The positive test could cost Russia the team gold and also threatens Valieva's participation in the individual event that starts on Tuesday.

Russian athletes are competing in the Beijing Games as the Russian Olympic Committee (ROC) after the country was banned because of a massive state-sponsored doping scheme at the 2014 Sochi Olympics.

The sample in question was obtained before Valieva won the European championship last month, the RBC newspaper reported late Wednesday.

The drug detected is trimetazidine, a metabolic agent that is prescribed for the treatment of angina and vertigo, according to Kommersant newspaper.

It is banned by the World Anti-Doping Agency because it can increase blood flow efficiency and help endurance.

The reports said the test result was the reason that the team medals ceremony was removed from its scheduled slot on Tuesday.

The Russians won the gold medal in the team competition with the United States taking silver and Japan bronze, but the ceremony did not take place as planned.

International Olympic Committee spokesman Mark Adams said on Thursday an "active legal case" was under way concerning the medal ceremony and so he could not comment on the reports.

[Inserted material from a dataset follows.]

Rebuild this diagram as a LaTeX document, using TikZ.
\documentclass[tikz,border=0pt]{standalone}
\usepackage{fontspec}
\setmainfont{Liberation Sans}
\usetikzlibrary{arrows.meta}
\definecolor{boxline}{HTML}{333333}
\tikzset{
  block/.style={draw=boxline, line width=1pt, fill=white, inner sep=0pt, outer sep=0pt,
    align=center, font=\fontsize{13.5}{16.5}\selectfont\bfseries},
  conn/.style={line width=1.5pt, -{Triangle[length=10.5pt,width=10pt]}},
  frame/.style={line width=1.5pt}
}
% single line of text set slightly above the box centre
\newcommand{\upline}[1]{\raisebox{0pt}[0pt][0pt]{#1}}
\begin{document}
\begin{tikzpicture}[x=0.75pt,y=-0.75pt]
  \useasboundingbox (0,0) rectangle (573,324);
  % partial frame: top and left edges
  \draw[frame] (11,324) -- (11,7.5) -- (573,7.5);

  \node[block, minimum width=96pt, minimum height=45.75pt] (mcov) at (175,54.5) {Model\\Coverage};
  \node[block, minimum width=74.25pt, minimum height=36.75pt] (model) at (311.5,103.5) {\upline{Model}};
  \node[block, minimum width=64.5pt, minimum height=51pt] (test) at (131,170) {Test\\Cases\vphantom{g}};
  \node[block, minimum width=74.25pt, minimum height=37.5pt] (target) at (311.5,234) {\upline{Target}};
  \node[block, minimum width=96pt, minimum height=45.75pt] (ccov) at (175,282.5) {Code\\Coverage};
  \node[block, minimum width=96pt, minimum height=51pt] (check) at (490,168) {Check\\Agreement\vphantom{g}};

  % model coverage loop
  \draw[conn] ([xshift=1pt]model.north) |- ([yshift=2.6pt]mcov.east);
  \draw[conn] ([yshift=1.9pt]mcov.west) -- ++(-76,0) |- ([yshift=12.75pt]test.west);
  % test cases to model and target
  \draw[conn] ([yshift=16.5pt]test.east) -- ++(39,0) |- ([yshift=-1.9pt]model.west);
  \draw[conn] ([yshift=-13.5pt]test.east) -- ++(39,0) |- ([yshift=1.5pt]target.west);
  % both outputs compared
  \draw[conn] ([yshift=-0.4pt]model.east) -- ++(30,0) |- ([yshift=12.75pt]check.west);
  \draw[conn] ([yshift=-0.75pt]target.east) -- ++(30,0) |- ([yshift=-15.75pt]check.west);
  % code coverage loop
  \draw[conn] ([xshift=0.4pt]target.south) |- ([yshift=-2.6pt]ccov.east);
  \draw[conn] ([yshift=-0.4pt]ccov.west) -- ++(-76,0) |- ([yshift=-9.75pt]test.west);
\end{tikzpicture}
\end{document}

He said claims that the case concerned doping were "speculation."

"We had a situation arise yesterday that has all sorts of implications," he added.

Asked how long the athletes in the team competition would have to wait to receive their medals, Adams said: "It depends on the legal process and I would imagine everyone is working as quickly as they can. 

"We understand for the athletes involved (in the ceremony) that they want to see this come to a good outcome."

In Moscow, Kremlin spokesman Dmitry Peskov dismissed the speculation.

"The scandal broke out not at the Olympics but around the Olympics, and among those who did not have the proper information — as always," he told reporters.

"The only source here can and should be the IOC," he said.

"We wish our athletes, including Valieva, only gold medals."